We were there. In Alfriston Village Hall on Tuesday 7 June, the historic day when the Cuckmere Estuary’s future was finally decided.
After all the engineering and ecology reports, all the years of discussion about whether to let the sea flood the estuary or to hold the line, the people had spoken. Of the six options, the clear winner was option D, Maintain the Existing Defences.
The principle of protecting and conserving the estuary, rather than pursuing radical wetland options, had been established.
Then a strange thing happened. After the vote was announced, the meeting was moved by Hopkins Van Mil – the London-based ‘community engagement’ specialists employed by East Sussex County Council under its Pathfinder Project – to a ‘consensus-finding’ session.
Suddenly, the wetland-
creating option that came second, the complex Engineered Reactivation scheme, was brought back into consideration, though not by us. A vote, it seemed, was not a vote.
By the time Andy Robertson of ESCC closed the meeting at 7pm, after some comments from the floor, he had somehow persuaded himself that there was ‘consensus’ for maintaining defences for a few years, then moving to a wetland scheme after that.
But there was no consensus for this in the random contributions that we heard from the floor during that final session. No polling occurred to support this creative interpretation of what the voting figures ‘really meant’. Its corkscrew logic also ignored the fact that very close behind the Engineered Reactivation scheme, in the voting results, were the two ‘raise the banks’ schemes which anticipate potential sea-level rise. Two other wetland options, originally proposed by the Environment Agency, came last by a distance.
Almost a million pounds has now been spent on consultation exercises about the Cuckmere Estuary, when much smaller sums could not be found to maintain the banks.
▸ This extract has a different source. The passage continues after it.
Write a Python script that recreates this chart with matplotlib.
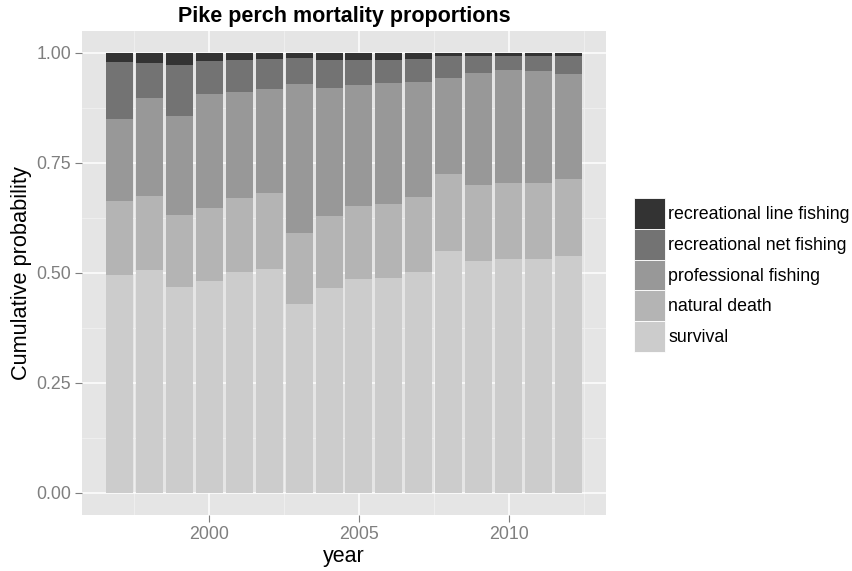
import numpy as np
import matplotlib
matplotlib.use("Agg")
import matplotlib.pyplot as plt
from matplotlib.patches import Patch
from matplotlib.ticker import MultipleLocator

plt.rcParams['font.family'] = ['Liberation Sans', 'DejaVu Sans']

# data (proportions per year, stacked bottom to top)
years = [1997, 1998, 1999, 2000, 2001, 2002, 2003, 2004,
         2005, 2006, 2007, 2008, 2009, 2010, 2011, 2012]
survival = [0.495, 0.506, 0.468, 0.481, 0.502, 0.508, 0.429, 0.465,
            0.486, 0.488, 0.502, 0.549, 0.527, 0.531, 0.531, 0.538]
natural_death = [0.1675, 0.168, 0.163, 0.166, 0.168, 0.173, 0.161, 0.164,
                 0.166, 0.168, 0.170, 0.175, 0.172, 0.173, 0.173, 0.175]
professional = [0.1865, 0.223, 0.225, 0.259, 0.241, 0.2365, 0.339, 0.291,
                0.275, 0.275, 0.261, 0.2185, 0.255, 0.257, 0.254, 0.2375]
rec_net = [0.1305, 0.0803, 0.117, 0.076, 0.073, 0.069, 0.058, 0.064,
           0.057, 0.053, 0.053, 0.050, 0.0385, 0.0315, 0.0345, 0.041]
rec_line = [0.0205, 0.0227, 0.027, 0.018, 0.016, 0.0134, 0.0134, 0.016,
            0.016, 0.016, 0.0134, 0.0075, 0.0075, 0.0075, 0.0075, 0.0085]

labels = ['survival', 'natural death', 'professional fishing',
          'recreational net fishing', 'recreational line fishing']
colors = ['#CCCCCC', '#B4B4B4', '#989898', '#737373', '#333333']

fig = plt.figure(figsize=(8.52, 5.71), dpi=100)
ax = fig.add_axes([82/852, 1 - 514.7/571, 524/852, 484/571])
ax.set_facecolor('#E5E5E5')

series = [survival, natural_death, professional, rec_net, rec_line]
bottom = np.zeros(len(years))
for vals, c in zip(series, colors):
    ax.bar(years, vals, width=0.9, bottom=bottom, color=c, linewidth=0, zorder=3)
    bottom = bottom + np.array(vals)

ax.set_xlim(1995.755, 2013.245)
ax.set_ylim(-0.05, 1.05)
ax.xaxis.set_major_locator(MultipleLocator(5))
ax.xaxis.set_minor_locator(MultipleLocator(2.5))
ax.yaxis.set_minor_locator(MultipleLocator(0.125))
ax.set_yticks([0, 0.25, 0.5, 0.75, 1.0])
ax.set_yticklabels(['0.00', '0.25', '0.50', '0.75', '1.00'])
ax.grid(which='major', color='white', linewidth=1.1, zorder=1)
ax.grid(which='minor', color='#F2F2F2', linewidth=0.5, zorder=1)
ax.set_axisbelow(True)
for s in ax.spines.values():
    s.set_visible(False)
ax.tick_params(which='major', length=5, width=0.8, color='#7F7F7F',
               labelcolor='#7F7F7F', labelsize=12.8, pad=3)
ax.tick_params(which='minor', length=0)

ax.set_xlabel('year', fontsize=15.5, labelpad=2)
ax.set_ylabel('Cumulative probability', fontsize=15.7, labelpad=3)
ax.set_title('Pike perch mortality proportions', fontsize=15.5, fontweight='bold', pad=6)

handles = [Patch(facecolor=c, edgecolor='white', linewidth=0.6) for c in colors[::-1]]
fig.legend(handles, labels[::-1], loc='center left',
           bbox_to_anchor=(634/852, 1 - 275/571), frameon=False,
           fontsize=12.8, handlelength=1.74, handleheight=2.3, labelspacing=0,
           handletextpad=0.2, borderpad=0, borderaxespad=0)

fig.savefig('out.png', dpi=100)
Perhaps it is now time that ESCC, the Environment Agency and bodies like Natural England and the National Trust which have a wetland agenda unrelated to the needs of Sussex and the Cuckmere Valley, recognised reality.
The people have spoken. They do not need an enhanced wildlife habitat in the Cuckmere Estuary, which already attracts an amazing range of birds and other species. They want it accessible to all, with its historic landscape and unique beauty conserved.
And that – loud and clear – is what they have said.